Given information:
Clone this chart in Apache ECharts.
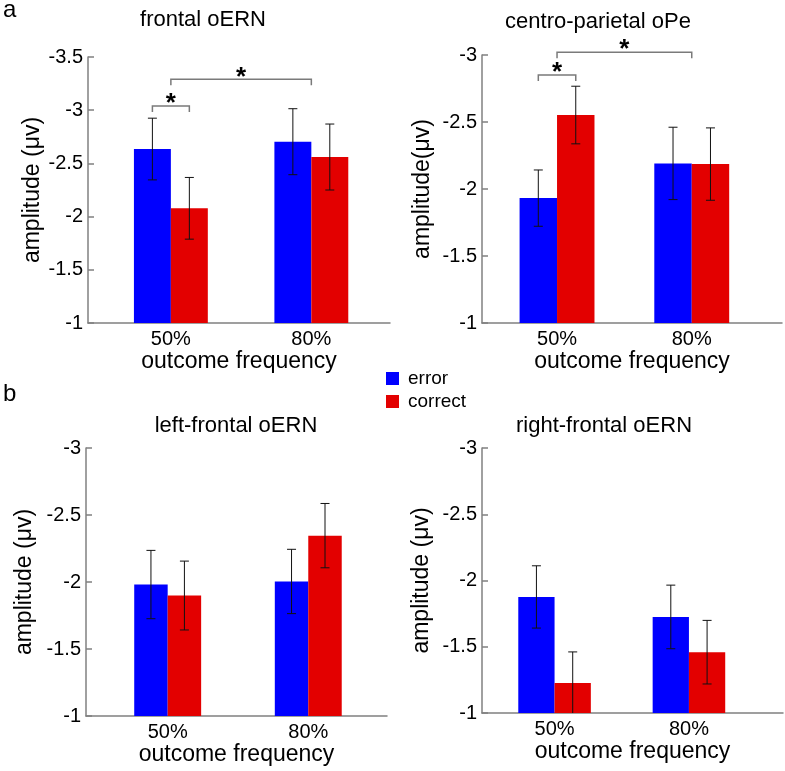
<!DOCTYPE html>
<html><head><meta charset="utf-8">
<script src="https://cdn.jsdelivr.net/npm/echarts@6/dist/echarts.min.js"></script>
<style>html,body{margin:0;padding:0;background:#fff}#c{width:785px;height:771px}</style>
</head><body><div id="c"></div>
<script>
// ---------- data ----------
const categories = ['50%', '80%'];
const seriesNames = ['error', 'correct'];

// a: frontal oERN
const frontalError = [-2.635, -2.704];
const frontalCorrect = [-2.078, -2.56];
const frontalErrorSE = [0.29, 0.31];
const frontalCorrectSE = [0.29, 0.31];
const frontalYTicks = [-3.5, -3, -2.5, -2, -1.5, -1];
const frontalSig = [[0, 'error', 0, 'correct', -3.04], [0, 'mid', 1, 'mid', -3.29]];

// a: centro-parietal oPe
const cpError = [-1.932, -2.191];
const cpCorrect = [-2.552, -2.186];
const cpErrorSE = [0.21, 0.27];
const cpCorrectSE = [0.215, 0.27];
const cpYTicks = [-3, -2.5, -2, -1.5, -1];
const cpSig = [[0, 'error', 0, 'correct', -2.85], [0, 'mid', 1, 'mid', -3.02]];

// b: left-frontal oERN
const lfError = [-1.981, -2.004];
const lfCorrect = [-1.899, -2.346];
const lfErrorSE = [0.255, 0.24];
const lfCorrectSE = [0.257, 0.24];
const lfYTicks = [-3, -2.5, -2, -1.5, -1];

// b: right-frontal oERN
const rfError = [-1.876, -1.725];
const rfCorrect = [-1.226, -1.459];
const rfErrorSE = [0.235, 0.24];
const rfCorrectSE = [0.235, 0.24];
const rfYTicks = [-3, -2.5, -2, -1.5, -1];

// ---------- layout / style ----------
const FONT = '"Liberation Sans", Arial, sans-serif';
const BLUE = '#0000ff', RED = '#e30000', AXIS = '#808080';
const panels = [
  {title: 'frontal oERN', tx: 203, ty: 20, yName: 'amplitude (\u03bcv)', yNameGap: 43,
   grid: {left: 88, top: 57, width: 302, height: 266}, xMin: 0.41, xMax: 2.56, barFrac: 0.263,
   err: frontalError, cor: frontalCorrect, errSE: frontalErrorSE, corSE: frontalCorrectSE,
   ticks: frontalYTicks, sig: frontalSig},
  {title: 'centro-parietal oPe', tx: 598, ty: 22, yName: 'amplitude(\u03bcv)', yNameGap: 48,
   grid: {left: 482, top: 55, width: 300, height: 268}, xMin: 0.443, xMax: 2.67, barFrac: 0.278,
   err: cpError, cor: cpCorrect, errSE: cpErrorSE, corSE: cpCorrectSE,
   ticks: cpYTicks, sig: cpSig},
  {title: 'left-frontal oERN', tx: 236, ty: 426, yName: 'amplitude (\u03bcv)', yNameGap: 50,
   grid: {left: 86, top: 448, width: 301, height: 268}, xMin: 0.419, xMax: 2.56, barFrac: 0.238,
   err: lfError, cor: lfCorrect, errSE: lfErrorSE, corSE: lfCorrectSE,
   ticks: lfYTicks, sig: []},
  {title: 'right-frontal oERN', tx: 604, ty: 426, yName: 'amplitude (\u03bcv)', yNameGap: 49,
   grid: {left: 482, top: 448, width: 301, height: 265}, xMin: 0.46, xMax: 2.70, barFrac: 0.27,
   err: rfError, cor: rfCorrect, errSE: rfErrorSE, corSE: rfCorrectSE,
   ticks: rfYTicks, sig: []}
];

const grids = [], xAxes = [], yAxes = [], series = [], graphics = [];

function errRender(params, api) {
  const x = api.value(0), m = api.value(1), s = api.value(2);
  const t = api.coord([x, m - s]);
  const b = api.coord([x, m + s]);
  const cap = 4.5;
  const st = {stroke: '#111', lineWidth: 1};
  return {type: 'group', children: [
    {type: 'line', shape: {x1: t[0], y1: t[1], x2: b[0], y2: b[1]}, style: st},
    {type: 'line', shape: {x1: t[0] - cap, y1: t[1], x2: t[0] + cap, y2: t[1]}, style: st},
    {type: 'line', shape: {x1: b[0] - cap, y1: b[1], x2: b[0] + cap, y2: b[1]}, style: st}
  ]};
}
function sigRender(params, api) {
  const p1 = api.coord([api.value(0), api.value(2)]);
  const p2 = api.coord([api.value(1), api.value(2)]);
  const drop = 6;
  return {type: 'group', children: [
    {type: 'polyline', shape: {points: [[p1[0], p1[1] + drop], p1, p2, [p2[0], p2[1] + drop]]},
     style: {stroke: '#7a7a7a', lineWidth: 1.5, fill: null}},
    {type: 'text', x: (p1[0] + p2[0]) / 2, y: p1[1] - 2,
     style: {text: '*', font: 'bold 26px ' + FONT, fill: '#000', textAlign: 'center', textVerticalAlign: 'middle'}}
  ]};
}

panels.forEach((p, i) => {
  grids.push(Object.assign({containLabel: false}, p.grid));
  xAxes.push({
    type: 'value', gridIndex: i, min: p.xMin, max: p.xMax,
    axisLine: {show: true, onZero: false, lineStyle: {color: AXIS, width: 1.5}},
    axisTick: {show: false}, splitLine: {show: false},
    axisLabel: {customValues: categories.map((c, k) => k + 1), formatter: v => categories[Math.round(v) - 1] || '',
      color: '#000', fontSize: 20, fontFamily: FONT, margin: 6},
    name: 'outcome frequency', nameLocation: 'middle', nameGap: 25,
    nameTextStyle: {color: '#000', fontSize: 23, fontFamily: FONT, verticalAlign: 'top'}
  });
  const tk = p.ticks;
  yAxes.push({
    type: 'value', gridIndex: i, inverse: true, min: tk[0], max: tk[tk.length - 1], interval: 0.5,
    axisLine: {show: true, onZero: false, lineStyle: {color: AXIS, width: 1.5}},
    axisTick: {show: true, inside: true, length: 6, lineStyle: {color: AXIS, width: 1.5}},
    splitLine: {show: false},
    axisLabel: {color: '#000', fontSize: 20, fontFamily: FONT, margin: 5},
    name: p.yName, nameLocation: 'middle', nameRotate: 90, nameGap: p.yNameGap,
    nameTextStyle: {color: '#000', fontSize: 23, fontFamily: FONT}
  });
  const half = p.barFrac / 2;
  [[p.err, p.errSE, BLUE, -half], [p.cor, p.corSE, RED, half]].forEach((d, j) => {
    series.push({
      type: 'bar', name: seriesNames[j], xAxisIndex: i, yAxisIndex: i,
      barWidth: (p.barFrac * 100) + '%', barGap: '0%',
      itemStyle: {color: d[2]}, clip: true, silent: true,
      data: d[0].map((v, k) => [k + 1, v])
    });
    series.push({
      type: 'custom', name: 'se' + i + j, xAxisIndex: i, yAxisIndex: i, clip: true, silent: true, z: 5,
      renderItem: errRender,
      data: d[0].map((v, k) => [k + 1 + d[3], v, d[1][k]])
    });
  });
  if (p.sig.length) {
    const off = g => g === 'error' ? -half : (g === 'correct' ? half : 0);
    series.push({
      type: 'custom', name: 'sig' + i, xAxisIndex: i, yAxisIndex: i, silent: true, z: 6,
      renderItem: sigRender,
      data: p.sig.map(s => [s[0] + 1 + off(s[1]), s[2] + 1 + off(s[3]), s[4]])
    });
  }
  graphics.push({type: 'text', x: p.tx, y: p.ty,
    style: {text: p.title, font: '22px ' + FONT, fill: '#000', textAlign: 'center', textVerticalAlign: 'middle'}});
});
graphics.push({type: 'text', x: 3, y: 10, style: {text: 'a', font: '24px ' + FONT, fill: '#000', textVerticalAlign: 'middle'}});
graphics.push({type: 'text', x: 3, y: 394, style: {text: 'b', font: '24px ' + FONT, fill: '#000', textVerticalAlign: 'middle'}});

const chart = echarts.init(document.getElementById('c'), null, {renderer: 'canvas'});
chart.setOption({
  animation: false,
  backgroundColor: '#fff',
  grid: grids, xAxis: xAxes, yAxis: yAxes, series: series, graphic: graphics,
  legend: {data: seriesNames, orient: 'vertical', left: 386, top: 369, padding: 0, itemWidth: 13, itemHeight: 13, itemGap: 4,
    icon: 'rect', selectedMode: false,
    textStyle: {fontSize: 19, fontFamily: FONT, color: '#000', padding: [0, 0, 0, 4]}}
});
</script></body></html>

Task instructions: Give back exactly the lines from the first line of the data through the line with "1, 'mid', -3.29]];", pictures excluded.

Completed task:
Clone this chart in Apache ECharts.
<!DOCTYPE html>
<html><head><meta charset="utf-8">
<script src="https://cdn.jsdelivr.net/npm/echarts@6/dist/echarts.min.js"></script>
<style>html,body{margin:0;padding:0;background:#fff}#c{width:785px;height:771px}</style>
</head><body><div id="c"></div>
<script>
// ---------- data ----------
const categories = ['50%', '80%'];
const seriesNames = ['error', 'correct'];

// a: frontal oERN
const frontalError = [-2.635, -2.704];
const frontalCorrect = [-2.078, -2.56];
const frontalErrorSE = [0.29, 0.31];
const frontalCorrectSE = [0.29, 0.31];
const frontalYTicks = [-3.5, -3, -2.5, -2, -1.5, -1];
const frontalSig = [[0, 'error', 0, 'correct', -3.04], [0, 'mid', 1, 'mid', -3.29]];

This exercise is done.